So, it’s not a far stretch to say there are points in my life when I would have been okay with him moving thousands of miles away.
I guess it probably started when we were about three and five. Coming home with stones in my pants, fat upper lips, and chains off of bicycles, I was pretty used to the normal 1980’s treatment of younger sisters by big brothers.
By middle school, our relationship transitioned into mostly just avoiding each other, although I would take any interaction I could get. Sometimes I think I would even egg him on to get in a fight with me, just so I could have a sliver of his attention, even if it was painful. So when I would be upstairs in my room, and I would hear him call, “Sej!! Seja! Can you come down here?”, I would drop what I was doing to see what he wanted. And then of course, him, laying on the sofa, watching TV, looking at me and saying, “…the remote is over there. Can you throw it to me?” And me launching the remote directly at his face.
That kind of summed up high school.
As we grew into college, our relationship started to shift, realizing the parts we’d played in each other’s lives up to that point. The kind of person that isn’t always present, but you know they are there when you need them, and they are the person you call for advice or to just sound something out.

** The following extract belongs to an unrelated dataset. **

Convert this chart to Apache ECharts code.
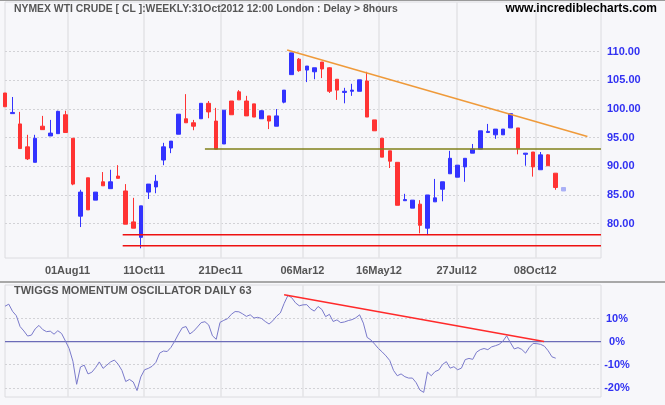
<!DOCTYPE html>
<html><head><meta charset="utf-8">
<script src="https://cdn.jsdelivr.net/npm/echarts@6/dist/echarts.min.js"></script>
<style>html,body{margin:0;padding:0;background:#f7f7fa;} #c{width:665px;height:405px;}</style>
</head><body><div id="c"></div>
<script>
// ---- weekly candles (NYMEX WTI crude, weekly bars) ----
const firstWeek = '2011-06-04';   // date of the first weekly bar
const weekOpen = [102.8,99.2,97.4,93.4,90.7,97.0,95.3,95.7,99.0,94.9,
 81.3,88.0,84.1,87.3,86.1,88.3,85.7,80.3,77.6,85.5,
 86.4,91.1,93.2,95.6,98.3,97.6,98.3,101.0,97.9,93.9,
 101.4,103.0,101.4,100.9,98.3,98.8,97.0,101.2,106.0,108.7,
 106.8,106.5,108.2,107.2,105.2,102.9,103.1,103.1,104.9,98.1,
 94.9,92.7,90.7,84.0,82.7,83.4,79.2,83.8,86.0,88.7,
 88.1,89.9,92.3,93.0,95.9,95.5,95.5,96.7,96.7,92.1,
 92.5,89.4,92.0,88.8,85.7];
const weekClose = [100.4,99.4,93.1,91.3,94.9,96.4,95.8,99.6,95.9,86.9,
 85.5,82.4,85.5,86.6,87.3,87.9,79.9,79.2,83.1,86.9,
 87.4,93.4,94.4,99.1,97.6,97.0,101.0,99.5,93.0,99.8,
 99.0,101.6,98.8,98.6,99.7,97.9,98.8,103.3,109.8,106.7,
 107.5,107.2,107.0,103.1,103.3,103.1,103.3,105.1,98.6,96.2,
 91.6,90.9,83.2,84.2,84.1,79.7,85.0,84.5,87.3,91.4,
 90.2,91.4,93.0,96.2,96.1,96.5,96.5,99.2,93.1,92.3,
 89.9,92.0,90.1,86.3,86.3];
const weekLow = [100.4,99.2,93.1,91.1,90.7,96.4,95.3,95.7,95.9,86.7,
 79.4,82.4,84.1,86.6,86.1,87.9,79.9,79.2,75.7,84.3,
 85.3,90.2,92.3,95.6,97.6,96.3,98.3,98.4,93.0,93.9,
 99.0,101.6,98.8,98.6,98.3,96.5,97.0,101.0,106.0,106.5,
 104.7,105.2,105.4,102.8,101.6,101.0,102.3,103.1,98.6,96.2,
 91.6,89.7,83.2,84.0,82.7,78.3,78.0,83.8,83.9,88.7,
 88.1,87.3,92.3,93.0,95.9,94.8,95.5,96.7,92.1,90.1,
 88.2,89.4,90.1,85.9,85.7];
const weekHigh = [102.8,102.1,99.5,95.5,95.5,98.8,98.1,99.7,99.7,94.9,
 85.9,88.0,85.5,89.0,89.4,90.2,86.9,84.5,83.1,86.9,
 88.5,94.1,94.4,99.1,102.6,98.1,101.0,101.4,100.2,99.8,
 101.4,103.3,102.3,100.9,99.8,98.8,100.0,103.3,109.8,108.9,
 107.5,107.2,108.2,107.3,105.2,103.7,104.4,105.1,106.5,98.1,
 94.9,92.7,90.7,85.2,84.1,84.1,85.0,87.8,87.3,92.7,
 90.2,91.4,93.9,96.2,97.4,96.5,96.5,99.2,96.7,92.3,
 92.5,92.5,92.1,88.8,86.3];

// ---- axis ticks ----
const xTickDates = ['2011-08-01','2011-10-11','2011-12-21','2012-03-06','2012-05-16','2012-07-27','2012-10-08'];
const xTickLabels = ['01Aug11','11Oct11','21Dec11','06Mar12','16May12','27Jul12','08Oct12'];
const priceTicks = [80,85,90,95,100,105,110];
const oscTicks = [-20,-10,0,10];

// ---- Twiggs momentum oscillator, sampled every half week from the first bar (%) ----
const oscStepWeeks = 0.5;
const oscValues = [15.3,16.2,13.1,11.2,6.5,4.6,2.4,2.8,5.5,7.0,
 5.2,4.3,4.5,3.2,4.7,3.5,0.3,-3.0,-8.5,-18.5,
 -11.0,-10.2,-14.0,-13.3,-11.3,-8.8,-11.6,-10.2,-8.8,-8.0,
 -9.8,-12.5,-17.3,-16.4,-17.5,-21.2,-15.3,-12.2,-11.6,-10.7,
 -9.0,-5.0,-4.1,-4.3,-2.5,0.2,3.3,6.0,6.5,3.3,
 4.5,6.3,8.2,8.6,7.2,2.5,1.0,8.3,9.2,9.9,
 11.8,13.0,12.9,12.0,10.9,11.6,10.2,10.5,10.0,8.7,
 7.6,9.0,11.0,12.4,16.5,20.0,19.0,16.8,15.5,15.9,
 16.0,14.2,13.2,15.2,13.9,10.8,11.8,8.7,9.4,8.2,
 8.5,9.1,9.5,10.3,11.6,8.0,1.8,0.7,-1.1,-3.0,
 -4.5,-6.2,-8.2,-12.5,-14.8,-14.0,-15.2,-15.8,-15.8,-17.8,
 -21.0,-22.0,-13.2,-14.8,-13.0,-12.3,-9.9,-8.7,-11.5,-10.9,
 -12.2,-11.5,-7.8,-7.3,-7.7,-4.6,-3.5,-3.0,-3.5,-2.3,
 -1.8,-1.2,0.2,2.5,-0.5,-3.2,-2.6,-3.4,-5.0,-2.5,
 -0.8,-0.9,-1.2,-2.0,-4.0,-6.6,-7.2];

// ---- drawn trend / support lines, [weeks from first bar, value] ----
const resistanceLine = [[37.4,110.3],[77.2,95.2]];
const supportLine93 = [[26.5,93.04],[79,93.04]];
const supportLine78 = [[15.6,78.05],[79,78.05]];
const supportLine76 = [[15.6,76.14],[79,76.14]];
const oscTrendLine = [[37.0,20.3],[71.45,0.0]];

// ---- build ----
const DAY = 864e5, W = 7*DAY;
const t0 = Date.parse(firstWeek);
const nSlots = 80;
const cats = Array.from({length:nSlots}, (_,i) => String(i));
const xTickWeeks = xTickDates.map(d => (Date.parse(d) - t0) / W);
function xLabel(v){
  let best = 0, bd = 1e9;
  xTickWeeks.forEach((w,i)=>{ const d=Math.abs(w-v); if(d<bd){bd=d;best=i;} });
  return bd < 0.01 ? xTickLabels[best] : '';
}
const last = weekOpen.length - 1;
const candleData = weekOpen.map((o,i) => {
  const v = [o, weekClose[i], weekLow[i], weekHigh[i]];
  if (i === last) return {value:v, itemStyle:{color:'#aab0f6', borderColor:'#aab0f6', color0:'#aab0f6', borderColor0:'#aab0f6'}};
  return v;
});
const oscData = oscValues.map((v,i) => [i*oscStepWeeks, v]);

const FONT = 'Liberation Sans, Arial, sans-serif';
const gridLineX = {show:true, lineStyle:{color:'#e3e3e6', width:1.5, type:'solid'}};
const chart = echarts.init(document.getElementById('c'), null, {renderer:'canvas', width:665, height:405});
chart.setOption({
  animation:false,
  backgroundColor:'#f7f7fa',
  title:[
    {text:'NYMEX WTI CRUDE [ CL ]:WEEKLY:31Oct2012 12:00 London : Delay > 8hours', left:14, top:4, padding:0,
      textStyle:{fontSize:10.4, fontWeight:'bold', color:'#555555', fontFamily:FONT}},
    {text:'www.incrediblecharts.com', right:8, top:3, padding:0,
      textStyle:{fontSize:12, fontWeight:'bold', color:'#000000', fontFamily:FONT}},
    {text:'TWIGGS MOMENTUM OSCILLATOR DAILY 63', left:14, top:285, padding:0,
      textStyle:{fontSize:11, fontWeight:'bold', color:'#555555', fontFamily:FONT}}
  ],
  graphic:[
    {type:'line', shape:{x1:0,y1:0.5,x2:665,y2:0.5}, style:{stroke:'#9a9a9a', lineWidth:1}, silent:true},
    {type:'line', shape:{x1:0,y1:282,x2:665,y2:282}, style:{stroke:'#a8a8a8', lineWidth:2}, silent:true}
  ],
  grid:[
    {left:5, top:2, width:596, height:256, outerBoundsMode:'none', containLabel:false, show:true, borderColor:'#dcdce0', borderWidth:1, backgroundColor:'transparent'},
    {left:5, top:285, width:596, height:112, outerBoundsMode:'none', containLabel:false, show:true, borderColor:'#dcdce0', borderWidth:1, backgroundColor:'transparent'}
  ],
  xAxis:[
    {type:'category', gridIndex:0, data:cats, boundaryGap:false, show:false, position:'top'},
    {type:'value', gridIndex:0, min:0, max:nSlots-1, position:'bottom',
      axisLine:{show:false}, axisTick:{show:false, customValues:xTickWeeks},
      axisLabel:{customValues:xTickWeeks, formatter:xLabel, color:'#555555', fontWeight:'bold', fontSize:11, fontFamily:FONT, margin:7},
      splitLine:gridLineX},
    {type:'value', gridIndex:1, min:0, max:nSlots-1, position:'bottom',
      axisLine:{show:false}, axisTick:{show:false, customValues:xTickWeeks},
      axisLabel:{show:false, customValues:xTickWeeks}, splitLine:gridLineX}
  ],
  yAxis:[
    {type:'value', gridIndex:0, position:'right', min:74.0, max:118.68,
      axisLine:{show:false}, axisTick:{show:false, customValues:priceTicks},
      axisLabel:{customValues:priceTicks, formatter:v=>v.toFixed(2), color:'#3131f2', fontWeight:'bold', fontSize:11, fontFamily:FONT, align:'left', margin:6},
      splitLine:{show:true, lineStyle:{color:'#d2d2d6', type:[2,2], width:1}}},
    {type:'value', gridIndex:1, position:'right', min:-24.0, max:24.5,
      axisLine:{show:false}, axisTick:{show:false, customValues:oscTicks},
      axisLabel:{customValues:oscTicks, formatter:v=>v+'%', color:'#3131f2', fontWeight:'bold', fontSize:11, fontFamily:FONT, align:'center', margin:16},
      splitLine:{show:true, lineStyle:{color:'#d2d2d6', type:[2,2], width:1}}}
  ],
  series:[
    {type:'candlestick', xAxisIndex:0, yAxisIndex:0, data:candleData, barWidth:4,
      itemStyle:{color:'#3333ff', color0:'#ff3333', borderColor:'#3333ff', borderColor0:'#ff3333', borderWidth:1}},
    {type:'line', xAxisIndex:1, yAxisIndex:0, data:supportLine93, symbol:'none', lineStyle:{color:'#80801a', width:1.5}},
    {type:'line', xAxisIndex:1, yAxisIndex:0, data:supportLine78, symbol:'none', lineStyle:{color:'#ee1111', width:1.5}},
    {type:'line', xAxisIndex:1, yAxisIndex:0, data:supportLine76, symbol:'none', lineStyle:{color:'#ee1111', width:1.5}},
    {type:'line', xAxisIndex:1, yAxisIndex:0, data:resistanceLine, symbol:'none', lineStyle:{color:'#ef9a3a', width:1.5}},
    {type:'line', xAxisIndex:2, yAxisIndex:1, data:[[0,0],[nSlots-1,0]], symbol:'none', lineStyle:{color:'#6c6cb8', width:1.2}},
    {type:'line', xAxisIndex:2, yAxisIndex:1, data:oscData, symbol:'none', lineStyle:{color:'#7a7acb', width:1}},
    {type:'line', xAxisIndex:2, yAxisIndex:1, data:oscTrendLine, symbol:'none', lineStyle:{color:'#ff2a2a', width:1.5}}
  ]
});
</script></body></html>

So when David called telling me he’d met this girl, and she was pretty awesome, I knew something was different than the times before. And a few years later, they were married. And I gained a sister and a pretty amazing friend.

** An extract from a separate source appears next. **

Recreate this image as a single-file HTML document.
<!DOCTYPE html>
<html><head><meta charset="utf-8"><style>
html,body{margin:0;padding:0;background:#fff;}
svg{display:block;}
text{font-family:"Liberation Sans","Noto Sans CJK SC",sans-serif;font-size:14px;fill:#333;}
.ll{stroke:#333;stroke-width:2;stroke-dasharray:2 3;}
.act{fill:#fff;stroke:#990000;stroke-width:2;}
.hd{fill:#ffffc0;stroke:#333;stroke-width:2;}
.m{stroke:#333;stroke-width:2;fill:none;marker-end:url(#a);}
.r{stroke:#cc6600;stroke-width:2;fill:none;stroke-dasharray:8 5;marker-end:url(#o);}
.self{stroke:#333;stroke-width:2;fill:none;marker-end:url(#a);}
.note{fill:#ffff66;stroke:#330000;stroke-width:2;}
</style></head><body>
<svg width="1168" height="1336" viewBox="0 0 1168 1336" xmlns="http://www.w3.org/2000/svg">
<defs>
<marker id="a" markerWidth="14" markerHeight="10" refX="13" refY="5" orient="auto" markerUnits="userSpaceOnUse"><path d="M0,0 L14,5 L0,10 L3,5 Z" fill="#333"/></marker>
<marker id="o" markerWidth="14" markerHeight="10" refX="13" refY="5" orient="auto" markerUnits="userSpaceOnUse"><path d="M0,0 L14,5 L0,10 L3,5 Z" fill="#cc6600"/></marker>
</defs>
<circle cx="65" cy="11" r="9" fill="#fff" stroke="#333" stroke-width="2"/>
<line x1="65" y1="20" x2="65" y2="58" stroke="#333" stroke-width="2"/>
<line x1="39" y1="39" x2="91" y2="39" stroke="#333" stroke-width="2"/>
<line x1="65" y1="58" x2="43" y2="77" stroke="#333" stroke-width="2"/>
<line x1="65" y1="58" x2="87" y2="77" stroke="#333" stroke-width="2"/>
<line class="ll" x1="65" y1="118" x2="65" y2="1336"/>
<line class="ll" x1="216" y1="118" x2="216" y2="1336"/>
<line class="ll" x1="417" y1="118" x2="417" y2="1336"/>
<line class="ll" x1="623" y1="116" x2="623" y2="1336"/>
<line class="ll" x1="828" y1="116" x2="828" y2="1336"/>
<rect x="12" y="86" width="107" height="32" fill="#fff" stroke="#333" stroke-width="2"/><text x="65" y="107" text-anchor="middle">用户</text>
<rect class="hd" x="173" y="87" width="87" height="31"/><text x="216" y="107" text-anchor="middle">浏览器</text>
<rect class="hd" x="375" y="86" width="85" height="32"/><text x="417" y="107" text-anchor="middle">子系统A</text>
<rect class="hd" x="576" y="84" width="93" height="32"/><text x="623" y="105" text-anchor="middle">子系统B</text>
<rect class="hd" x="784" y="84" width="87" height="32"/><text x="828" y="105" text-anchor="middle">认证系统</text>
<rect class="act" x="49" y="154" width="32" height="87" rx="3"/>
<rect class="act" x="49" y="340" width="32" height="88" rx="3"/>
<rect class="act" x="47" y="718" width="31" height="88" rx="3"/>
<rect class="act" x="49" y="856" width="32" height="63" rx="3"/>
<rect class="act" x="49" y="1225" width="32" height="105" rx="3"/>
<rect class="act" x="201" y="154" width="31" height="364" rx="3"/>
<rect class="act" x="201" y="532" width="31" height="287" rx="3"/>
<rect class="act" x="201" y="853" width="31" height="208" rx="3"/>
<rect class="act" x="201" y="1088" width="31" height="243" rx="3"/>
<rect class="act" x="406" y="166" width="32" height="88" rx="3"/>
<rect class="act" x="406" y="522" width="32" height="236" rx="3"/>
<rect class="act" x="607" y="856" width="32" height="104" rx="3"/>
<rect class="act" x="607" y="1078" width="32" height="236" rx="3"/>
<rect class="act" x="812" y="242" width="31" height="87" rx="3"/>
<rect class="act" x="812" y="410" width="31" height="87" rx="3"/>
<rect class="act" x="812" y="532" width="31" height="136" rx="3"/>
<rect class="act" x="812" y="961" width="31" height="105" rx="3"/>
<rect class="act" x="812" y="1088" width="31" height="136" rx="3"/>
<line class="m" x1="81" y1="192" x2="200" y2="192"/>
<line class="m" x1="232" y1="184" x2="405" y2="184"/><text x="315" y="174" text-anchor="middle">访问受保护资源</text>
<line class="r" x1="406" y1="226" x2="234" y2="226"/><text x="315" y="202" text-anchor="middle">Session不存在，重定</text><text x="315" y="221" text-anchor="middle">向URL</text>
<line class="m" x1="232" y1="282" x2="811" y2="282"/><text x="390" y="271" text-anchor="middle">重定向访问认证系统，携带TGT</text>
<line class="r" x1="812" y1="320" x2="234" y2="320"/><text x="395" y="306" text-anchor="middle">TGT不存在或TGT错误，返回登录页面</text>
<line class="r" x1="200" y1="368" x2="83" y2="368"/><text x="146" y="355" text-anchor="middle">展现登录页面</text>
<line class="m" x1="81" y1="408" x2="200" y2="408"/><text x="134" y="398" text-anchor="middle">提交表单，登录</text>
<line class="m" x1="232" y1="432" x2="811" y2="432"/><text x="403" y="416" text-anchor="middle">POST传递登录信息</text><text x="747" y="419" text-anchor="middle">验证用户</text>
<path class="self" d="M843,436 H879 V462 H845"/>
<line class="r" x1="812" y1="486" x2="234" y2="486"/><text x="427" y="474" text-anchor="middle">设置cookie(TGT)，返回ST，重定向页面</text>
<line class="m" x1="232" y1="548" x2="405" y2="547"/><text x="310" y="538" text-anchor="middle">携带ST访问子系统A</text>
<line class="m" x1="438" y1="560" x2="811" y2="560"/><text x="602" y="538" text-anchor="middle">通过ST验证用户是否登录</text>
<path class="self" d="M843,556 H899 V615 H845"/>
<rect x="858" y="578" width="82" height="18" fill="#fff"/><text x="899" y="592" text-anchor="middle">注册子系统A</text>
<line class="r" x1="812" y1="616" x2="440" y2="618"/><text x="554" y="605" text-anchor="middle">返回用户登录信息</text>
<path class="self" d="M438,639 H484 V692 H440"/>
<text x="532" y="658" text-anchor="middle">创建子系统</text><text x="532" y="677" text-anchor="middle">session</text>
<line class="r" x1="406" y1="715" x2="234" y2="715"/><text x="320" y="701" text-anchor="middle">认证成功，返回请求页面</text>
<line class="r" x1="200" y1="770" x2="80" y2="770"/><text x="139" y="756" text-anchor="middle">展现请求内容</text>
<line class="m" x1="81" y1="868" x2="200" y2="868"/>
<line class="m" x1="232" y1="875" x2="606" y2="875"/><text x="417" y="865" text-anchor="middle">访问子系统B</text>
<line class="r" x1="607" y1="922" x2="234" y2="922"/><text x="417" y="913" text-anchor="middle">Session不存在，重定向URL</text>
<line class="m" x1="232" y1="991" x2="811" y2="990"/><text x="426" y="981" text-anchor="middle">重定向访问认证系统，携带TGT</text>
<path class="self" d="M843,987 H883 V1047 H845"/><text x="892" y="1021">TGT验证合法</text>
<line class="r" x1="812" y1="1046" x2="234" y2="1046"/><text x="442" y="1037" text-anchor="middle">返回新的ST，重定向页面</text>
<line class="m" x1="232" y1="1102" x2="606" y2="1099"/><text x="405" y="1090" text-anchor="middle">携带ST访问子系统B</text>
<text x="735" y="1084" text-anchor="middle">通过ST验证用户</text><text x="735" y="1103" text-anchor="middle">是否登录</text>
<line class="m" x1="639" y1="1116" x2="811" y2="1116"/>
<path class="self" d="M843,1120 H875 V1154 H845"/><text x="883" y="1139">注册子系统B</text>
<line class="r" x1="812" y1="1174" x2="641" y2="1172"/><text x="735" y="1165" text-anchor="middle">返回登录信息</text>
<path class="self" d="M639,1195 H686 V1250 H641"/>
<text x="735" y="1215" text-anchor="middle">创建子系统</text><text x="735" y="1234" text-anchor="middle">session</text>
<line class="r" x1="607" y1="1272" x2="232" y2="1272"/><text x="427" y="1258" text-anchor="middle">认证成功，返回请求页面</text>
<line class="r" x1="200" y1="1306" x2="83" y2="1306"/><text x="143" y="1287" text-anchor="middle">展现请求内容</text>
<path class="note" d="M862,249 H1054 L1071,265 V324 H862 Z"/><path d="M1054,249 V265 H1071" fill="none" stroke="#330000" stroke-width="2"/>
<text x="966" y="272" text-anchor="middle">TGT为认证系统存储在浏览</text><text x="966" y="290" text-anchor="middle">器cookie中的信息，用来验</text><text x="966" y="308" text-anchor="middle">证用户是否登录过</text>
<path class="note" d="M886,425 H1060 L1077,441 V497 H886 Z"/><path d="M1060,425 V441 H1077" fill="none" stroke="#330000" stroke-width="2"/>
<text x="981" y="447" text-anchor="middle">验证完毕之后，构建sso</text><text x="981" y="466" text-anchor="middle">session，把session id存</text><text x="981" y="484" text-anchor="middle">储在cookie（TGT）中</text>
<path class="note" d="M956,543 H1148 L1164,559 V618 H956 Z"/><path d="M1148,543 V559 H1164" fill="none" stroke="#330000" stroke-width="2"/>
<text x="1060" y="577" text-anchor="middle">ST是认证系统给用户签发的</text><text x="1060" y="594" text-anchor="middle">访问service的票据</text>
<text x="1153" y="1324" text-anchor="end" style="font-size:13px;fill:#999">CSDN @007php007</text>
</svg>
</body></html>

And then eventually nephews and a niece.
It’s easy to say my brother is one of my best friends and my strongest ally.
Like the time, when our entire family plus some friends, went to Mexico for spring break together. A guy started hitting on me. A guy with no shirt. And a huge tattoo. Dave stayed close by, talking with his friends, keeping his eye on me. I then saw his buddy Jake whisper something to him, then I clearly heard David yell, “Because my sister isn’t going out with a dude with a giant tattoo on his back that says ‘T-Bone.” That kind of brother.
So now, I feel differently. I don’t really want him moving thousands of miles away.
But tomorrow they are. Tomorrow, my brother and his beautiful wife and family are moving to London for three years.
My excitement for them and this experience they are about to have is what comforts me right now.
And mostly, my pride. I am so proud of this man, who has worked so hard, to go from an entry-level sales representative position to an executive within the same company, and now being transferred across the Atlantic to have the same impact there that he had here.
So now, I kind of feel like that five-year-old again, realizing what I felt even then, wanting his attention, was pride. Because I knew that even though he beat me to a pulp at times, like all big brothers do, he would never let anyone else. And his heart, bigger than his little-sister teasing, was always on my side.
We plan to go visit early next year, and we are so excited for that trip. But until then, our excitement is for them, for this adventure, for this experience of a lifetime.
We love you, David, Callie, Caden, Brody, and Hadley. Go show London what you’re made of.